Reason #4 is, most CRM’s do little or nothing to build Customer Relationships! Why in the world would dealerships spend tens of thousands of dollars, every month, on ads designed to attract the least loyal, most price conscious and difficult prospects into dealership showrooms only to have their sales reps drop the ball when it comes to consistent, professional follow-up.
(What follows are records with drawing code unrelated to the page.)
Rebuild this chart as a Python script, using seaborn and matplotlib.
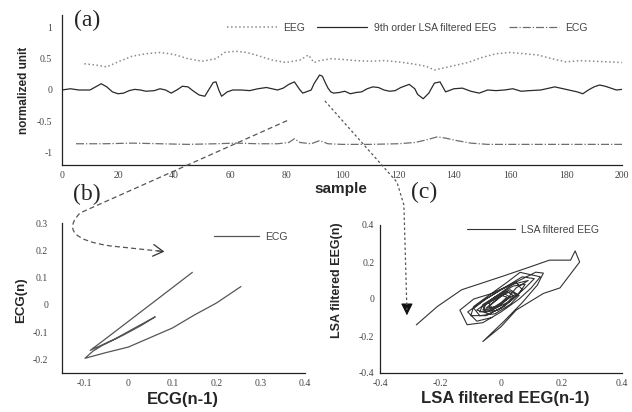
import matplotlib
matplotlib.use("Agg")
import matplotlib.pyplot as plt
import seaborn as sns
import numpy as np
import pandas as pd
from matplotlib.path import Path
from matplotlib.patches import PathPatch

# ---------------- data ----------------
# (a) time series
eeg_sample = [8, 12, 16, 20, 25, 30, 35, 40, 45, 50, 55, 58, 62, 66, 70, 75, 80, 85, 88, 90,
              92, 96, 100, 105, 110, 115, 120, 125, 130, 133, 137, 141, 145, 150, 155, 160,
              165, 170, 175, 180, 185, 190, 195, 200]
eeg_value = [0.42, 0.40, 0.37, 0.45, 0.54, 0.58, 0.60, 0.57, 0.50, 0.46, 0.50, 0.60, 0.62, 0.60,
             0.55, 0.48, 0.44, 0.48, 0.56, 0.44, 0.47, 0.50, 0.49, 0.47, 0.46, 0.47, 0.45, 0.42,
             0.38, 0.32, 0.36, 0.40, 0.44, 0.52, 0.58, 0.60, 0.58, 0.56, 0.50, 0.45, 0.47, 0.46,
             0.45, 0.44]

lsa_sample = [0, 3, 6, 10, 12, 14, 16, 18, 20, 22, 24, 26, 28, 30, 33, 35, 37, 39, 41, 43, 45,
              47, 49, 51, 54, 55, 56, 57, 59, 61, 64, 67, 70, 73, 75, 77, 79, 81, 83, 85, 86,
              89, 90, 92, 93, 94, 95, 96, 97, 99, 101, 103, 105, 107, 109, 111, 113, 115, 117,
              119, 121, 124, 126, 127, 129, 131, 133, 135, 137, 140, 143, 146, 149, 152, 155,
              158, 161, 164, 167, 171, 174, 176, 179, 181, 184, 186, 188, 190, 192, 194, 196,
              198, 200]
lsa_value = [0.0, 0.02, 0.0, 0.0, 0.05, 0.10, 0.05, -0.03, -0.06, -0.05, -0.01, 0.01, 0.0, -0.02,
             -0.01, 0.02, 0.0, -0.05, 0.0, 0.06, 0.05, -0.02, -0.08, -0.10, 0.12, 0.13, 0.0,
             -0.10, -0.03, 0.0, 0.0, -0.01, 0.02, 0.04, 0.02, 0.0, 0.03, 0.09, 0.13, 0.0, -0.05,
             0.0, 0.10, 0.24, 0.22, 0.12, 0.03, -0.03, -0.05, -0.04, -0.02, -0.06, -0.04, -0.03,
             0.02, 0.05, 0.04, 0.0, -0.02, -0.01, 0.04, 0.09, 0.02, -0.07, -0.14, -0.05, 0.11,
             0.13, -0.03, 0.02, 0.03, -0.02, -0.05, 0.0, -0.01, 0.0, 0.02, -0.02, -0.01, 0.0,
             0.03, 0.05, 0.02, 0.0, -0.03, -0.06, 0.0, 0.05, 0.08, 0.06, 0.03, 0.0, 0.01]

ecg_sample = [5, 15, 25, 35, 45, 55, 62, 70, 77, 81, 83, 85, 89, 92, 95, 100, 110, 120, 126,
              130, 134, 137, 141, 146, 152, 160, 170, 180, 190, 200]
ecg_value = [-0.86, -0.86, -0.85, -0.86, -0.87, -0.86, -0.85, -0.86, -0.86, -0.84, -0.78, -0.84,
             -0.86, -0.81, -0.86, -0.87, -0.87, -0.86, -0.84, -0.80, -0.75, -0.77, -0.81, -0.85,
             -0.87, -0.87, -0.87, -0.87, -0.87, -0.87]

a_xticks = [0, 20, 40, 60, 80, 100, 120, 140, 160, 180, 200]
a_yticks = [-1, -0.5, 0, 0.5, 1]
a_yticklabels = ["-1", "-0.5", "0", "0.5", "1"]

# (b) ECG phase plot
b_ecg_prev = [0.145, 0.10, 0.05, 0.00, -0.05, -0.086, -0.07, -0.03, 0.02, 0.061, 0.03, -0.01,
              -0.06, -0.08, -0.098, -0.05, 0.00, 0.05, 0.10, 0.15, 0.20, 0.255]
b_ecg_now = [0.119, 0.063, 0.001, -0.061, -0.123, -0.167, -0.155, -0.125, -0.08, -0.044,
             -0.075, -0.11, -0.15, -0.17, -0.196, -0.175, -0.155, -0.12, -0.085, -0.037,
             0.007, 0.067]
b_xticks = [-0.1, 0, 0.1, 0.2, 0.3, 0.4]
b_xticklabels = ["-0.1", "0", "0.1", "0.2", "0.3", "0.4"]
b_yticks = [-0.2, -0.1, 0, 0.1, 0.2, 0.3]
b_yticklabels = ["-0.2", "-0.1", "0", "0.1", "0.2", "0.3"]

# (c) LSA filtered EEG phase plot
c_eeg_prev = [-0.28, -0.21, -0.13, 0.00, 0.09, 0.16, 0.23, 0.245, 0.26, 0.195, 0.14, 0.05, 0.00,
              -0.06, 0.01, 0.07, 0.12, 0.14, 0.115, 0.06, -0.03, -0.09, -0.136, -0.112, -0.06,
              0.00, 0.06, 0.10, 0.13, 0.063, 0.02, -0.04, -0.09, -0.10, -0.05, 0.01, 0.06, 0.08,
              0.04, -0.01, -0.06, -0.07, -0.03, 0.02, 0.05, 0.03, -0.02, -0.05, -0.06, -0.02,
              0.01, 0.04, 0.02, -0.01, -0.04, -0.03, 0.00, 0.03, 0.01, -0.02, -0.05, -0.01, 0.02,
              0.05, 0.09, 0.04, -0.03, -0.08, -0.04, 0.00, 0.04, 0.07, 0.05, 0.00, -0.05, -0.09,
              -0.07, -0.02, 0.03, 0.06, 0.03, -0.01, -0.04, -0.03, 0.00, 0.02, 0.00, -0.03,
              -0.06, -0.05, -0.01, 0.03, 0.08, 0.11, 0.07, 0.01, -0.06, -0.11, -0.08, -0.03]
c_eeg_now = [-0.14, -0.04, 0.05, 0.12, 0.17, 0.21, 0.21, 0.26, 0.20, 0.06, 0.03, -0.06, -0.15,
             -0.23, -0.12, -0.02, 0.075, 0.14, 0.145, 0.10, 0.03, 0.00, -0.06, -0.139, -0.128,
             -0.07, 0.00, 0.06, 0.12, 0.144, 0.09, 0.02, -0.04, -0.09, -0.09, -0.04, 0.03, 0.08,
             0.07, 0.02, -0.03, -0.07, -0.06, -0.02, 0.03, 0.05, 0.01, -0.03, -0.06, -0.05,
             -0.01, 0.02, 0.04, 0.00, -0.04, -0.06, -0.03, 0.01, 0.03, -0.01, -0.05, -0.04, 0.00,
             0.06, 0.10, 0.08, 0.00, -0.06, -0.08, -0.05, 0.00, 0.05, 0.09, 0.05, 0.00, -0.05,
             -0.09, -0.08, -0.03, 0.02, 0.04, 0.01, -0.02, -0.05, -0.02, 0.01, 0.02, -0.01,
             -0.04, -0.07, -0.06, -0.01, 0.06, 0.11, 0.12, 0.06, -0.01, -0.07, -0.12, -0.10]
c_ticks = [-0.4, -0.2, 0, 0.2, 0.4]
c_ticklabels = ["-0.4", "-0.2", "0", "0.2", "0.4"]

# ---------------- style ----------------
sns.set_theme(style="white")
plt.rcParams['font.family'] = ['Liberation Sans', 'DejaVu Sans']
plt.rcParams['axes.edgecolor'] = '#222222'
plt.rcParams['axes.linewidth'] = 0.9

W, H = 632, 412
fig = plt.figure(figsize=(W / 100, H / 100), dpi=100)
fig.patch.set_facecolor('white')


def rect(l, t, r, b):
    return [l / W, 1 - b / H, (r - l) / W, (b - t) / H]


ax_a = fig.add_axes(rect(62, 15, 622, 165))
ax_b = fig.add_axes(rect(62, 223, 305, 373))
ax_c = fig.add_axes(rect(380, 225, 622, 373))

# ---- (a) ----
sns.lineplot(x=eeg_sample, y=eeg_value, ax=ax_a, color='#8c8c8c', linestyle=':', lw=1.1,
             sort=False, label='EEG')
sns.lineplot(x=lsa_sample, y=lsa_value, ax=ax_a, color='#2a2a2a', linestyle='-', lw=0.9,
             sort=False, label='9th order LSA filtered EEG')
sns.lineplot(x=ecg_sample, y=ecg_value, ax=ax_a, color='#6e6e6e', linestyle='-.', lw=0.9,
             sort=False, label='ECG')
ax_a.set_xlim(0, 200)
ax_a.set_ylim(-1.2, 1.2)
ax_a.set_xticks(a_xticks)
ax_a.set_xticklabels([str(v) for v in a_xticks])
ax_a.set_yticks(a_yticks)
ax_a.set_yticklabels(a_yticklabels)
ax_a.legend(loc='center', bbox_to_anchor=(0.616, 0.913), ncol=3, frameon=False, fontsize=7.5,
            handlelength=4.8, handletextpad=0.6, columnspacing=1.2, labelcolor='#444444')
ax_a.set_xlabel('sample', fontsize=11, fontweight='bold')
ax_a.set_ylabel('normalized unit', fontsize=8.5, fontweight='bold')
ax_a.xaxis.set_label_coords(0.498, -0.115)
ax_a.yaxis.set_label_coords(-0.058, 0.5)

# ---- (b) ----
sns.lineplot(x=b_ecg_prev, y=b_ecg_now, ax=ax_b, color='#555555', lw=0.9, sort=False,
             estimator=None, label='ECG')
ax_b.set_xlim(-0.15, 0.4)
ax_b.set_ylim(-0.25, 0.3)
ax_b.set_xticks(b_xticks)
ax_b.set_xticklabels(b_xticklabels)
ax_b.set_yticks(b_yticks)
ax_b.set_yticklabels(b_yticklabels)
ax_b.legend(loc='center', bbox_to_anchor=(0.778, 0.907), frameon=False, fontsize=7.5,
            handlelength=4.3, handletextpad=0.6, labelcolor='#444444')
ax_b.set_xlabel('ECG(n-1)', fontsize=12, fontweight='bold')
ax_b.set_ylabel('ECG(n)', fontsize=9.5, fontweight='bold')
ax_b.xaxis.set_label_coords(0.498, -0.125)
ax_b.yaxis.set_label_coords(-0.145, 0.487)

# ---- (c) ----
sns.lineplot(x=c_eeg_prev, y=c_eeg_now, ax=ax_c, color='#333333', lw=0.8, sort=False,
             estimator=None, label='LSA filtered EEG')
ax_c.set_xlim(-0.4, 0.4)
ax_c.set_ylim(-0.4, 0.4)
ax_c.set_xticks(c_ticks)
ax_c.set_xticklabels(c_ticklabels)
ax_c.set_yticks(c_ticks)
ax_c.set_yticklabels(c_ticklabels)
ax_c.legend(loc='center', bbox_to_anchor=(0.632, 0.966), frameon=False, fontsize=7.5,
            handlelength=4.6, handletextpad=0.5, labelcolor='#444444')
ax_c.set_xlabel('LSA filtered EEG(n-1)', fontsize=12, fontweight='bold')
ax_c.set_ylabel('LSA filtered EEG(n)', fontsize=9, fontweight='bold')
ax_c.xaxis.set_label_coords(0.517, -0.125)
ax_c.yaxis.set_label_coords(-0.153, 0.63)

for ax, ypad in ((ax_a, 7), (ax_b, 10), (ax_c, 4)):
    for side in ('top', 'right'):
        ax.spines[side].set_visible(False)
    ax.tick_params(axis='both', direction='in', length=3, width=0.7, labelsize=7,
                   labelcolor='#444444', color='#222222')
    ax.tick_params(axis='y', pad=ypad)
    ax.tick_params(axis='x', pad=4)
    for lab in ax.get_xticklabels() + ax.get_yticklabels():
        lab.set_family(['Liberation Serif', 'DejaVu Serif'])

# panel labels
for txt, px, py in (('(a)', 87, 20), ('(b)', 87, 194), ('(c)', 424, 192)):
    fig.text(px / W, 1 - py / H, txt, fontsize=17, ha='center', va='center',
             family=['Liberation Serif', 'DejaVu Serif'])

# ---- connecting arrows (annotation) ----
inv = fig.transFigure.inverted()


def fpt(ax, p):
    return inv.transform(ax.transData.transform(p))


# arrow a -> b
arr1_start_a = (80.4, -0.49)
arr1_pts_b = [(-0.109, 0.337), (-0.164, 0.245), (-0.041, 0.216), (0.07, 0.197)]
verts = [fpt(ax_a, arr1_start_a)] + [fpt(ax_b, p) for p in arr1_pts_b]
codes = [Path.MOVETO, Path.LINETO, Path.CURVE3, Path.CURVE3, Path.LINETO]
fig.add_artist(PathPatch(Path(verts, codes), fill=False, ec='#555555', lw=0.9,
                         linestyle=(0, (4, 2.5)), transform=fig.transFigure))
ax_b.annotate('', xy=(0.088, 0.194), xytext=(0.06, 0.199), annotation_clip=False,
              arrowprops=dict(arrowstyle='->,head_length=0.6,head_width=0.35',
                              color='#333333', lw=0.9))

# arrow a -> c
arr2_start_a = (93.9, -0.175)
arr2_pts_c = [(-0.344, 0.632), (-0.321, 0.508), (-0.311, -0.06)]
verts2 = [fpt(ax_a, arr2_start_a)] + [fpt(ax_c, p) for p in arr2_pts_c]
codes2 = [Path.MOVETO, Path.LINETO, Path.LINETO, Path.LINETO]
fig.add_artist(PathPatch(Path(verts2, codes2), fill=False, ec='#555555', lw=0.9,
                         linestyle=(0, (2, 2)), transform=fig.transFigure))
ax_c.annotate('', xy=(-0.311, -0.103), xytext=(-0.311, -0.055), annotation_clip=False,
              arrowprops=dict(arrowstyle='-|>,head_length=0.6,head_width=0.3',
                              color='#111111', fc='#111111', lw=0.8))

fig.savefig('out.png', dpi=100, facecolor='white')
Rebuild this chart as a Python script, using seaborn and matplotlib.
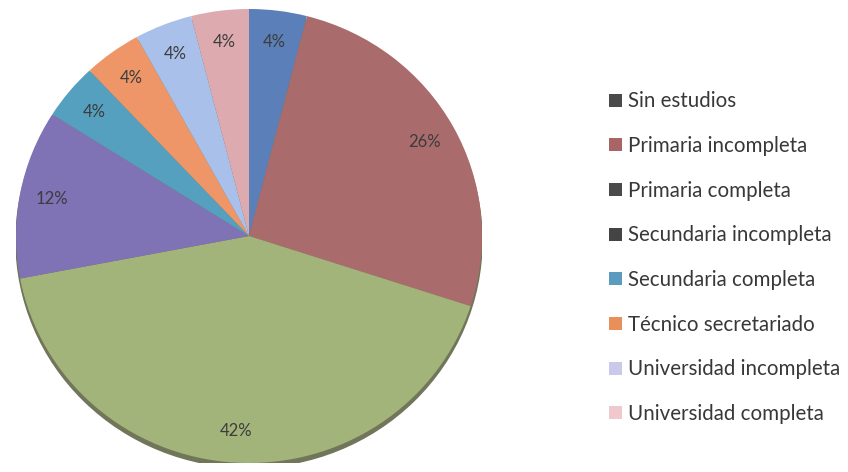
import matplotlib
matplotlib.use("Agg")
import matplotlib.pyplot as plt
from matplotlib.patches import Ellipse, Patch
import seaborn as sns

# Education level shares (%)
categories = [
    "Sin estudios",
    "Primaria incompleta",
    "Primaria completa",
    "Secundaria incompleta",
    "Secundaria completa",
    "Técnico secretariado",
    "Universidad incompleta",
    "Universidad completa",
]
shares = [4, 26, 42, 12, 4, 4, 4, 4]

slice_colors = ["#5B7FB9", "#A96B6B", "#A2B47A", "#7F72B5",
                "#55A0BF", "#EE9668", "#A8C0EA", "#DDAAB0"]
swatch_colors = ["#4A4A4A", "#A96565", "#4A4A4A", "#444444",
                 "#5B9BC0", "#E8905A", "#C9C9EA", "#EFC9CD"]

sns.set_theme(style="white")
plt.rcParams["font.family"] = ["Lato", "DejaVu Sans"]

fig = plt.figure(figsize=(8.48, 4.72), dpi=100)
fig.patch.set_facecolor("white")

# pie area: slightly wider than tall
ax = fig.add_axes([16 / 848, 9 / 472, 466 / 848, 454 / 472])
ax.axis("off")

# soft drop shadow under the pie
ax.add_patch(Ellipse((0.0, -0.02), 2.0, 2.0, color="#71765A", zorder=0))

wedges, texts, autotexts = ax.pie(
    shares,
    colors=sns.color_palette(slice_colors),
    startangle=90,
    counterclock=False,
    radius=1.0,
    autopct=lambda p: f"{p:.0f}%",
    pctdistance=0.86,
    wedgeprops=dict(linewidth=0),
    textprops=dict(color="#3C3C3C", fontsize=12),
)
for w in wedges:
    w.set_zorder(1)
for t in autotexts:
    t.set_zorder(2)
ax.set_aspect("auto")
ax.set_xlim(-1, 1)
ax.set_ylim(-1, 1)

handles = [Patch(facecolor=c, edgecolor="none") for c in swatch_colors]
leg = fig.legend(
    handles, categories,
    loc="upper left",
    bbox_to_anchor=(0.709, 0.824),
    frameon=False,
    fontsize=14.8,
    handlelength=0.6,
    handleheight=0.6,
    handletextpad=0.3,
    labelspacing=1.2,
    borderaxespad=0,
)
for t in leg.get_texts():
    t.set_color("#383838")

fig.savefig("out.png", dpi=100, facecolor="white")
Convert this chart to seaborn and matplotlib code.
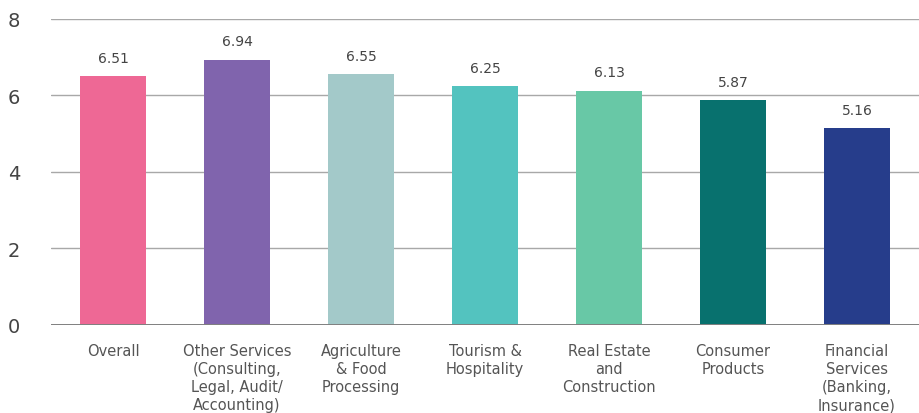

Who was the most successful salesperson that you have ever come across? I have asked over 5000 salespeople this question at the beginning of each ProResponse installation. I have been told thrilling tales about some of the best of the best. High achievers that have made their mark selling and holding gross. These chosen few are enjoying incomes that should make the rest green with envy. I push the attendees of my meetings to discuss the traits of such superstars. We talk about charisma, rapport building, dynamic product presentations and negotiating skills. At this point, some of the class actually start to show signs of depression; realizing that some of the traits that are being discussed may in fact be God given and that all of the training in the world won’t turn Joe Isuzu into Joe Verdi. With a little further prodding the class comes to a startling conclusion; the common trait that most ultra successful salespeople have is that they simply have more people coming in and asking for them each day. Be-backs, referrals and repeat customers. Think back to the most successful salesperson that you ever worked with. If you took the time to reflect back and identify a top performer from your past, that person may have been the most charismatic, the best product presenter and the slickest negotiator but chances are what set that person apart from the rest was the size of his customer base and how it was utilized. All of our objectives as a retail business will be more easily accomplished with a steady supply of local, loyal prospects and customers. Repeat and referral customers bring the highest gross! Your CRM should follow-up every Internet lead, phone and floor prospect as well as sold customers for at least 8 years. If you aren’t communicating constantly with your prospects and customers then you’re sales people are just wasting time in front of a computer screen. Write them, email them and most importantly…call them. When it comes down to it, computers don’t sell…people do and it’s simply about the relationships we build with our prospects and our customers that will ensure our future.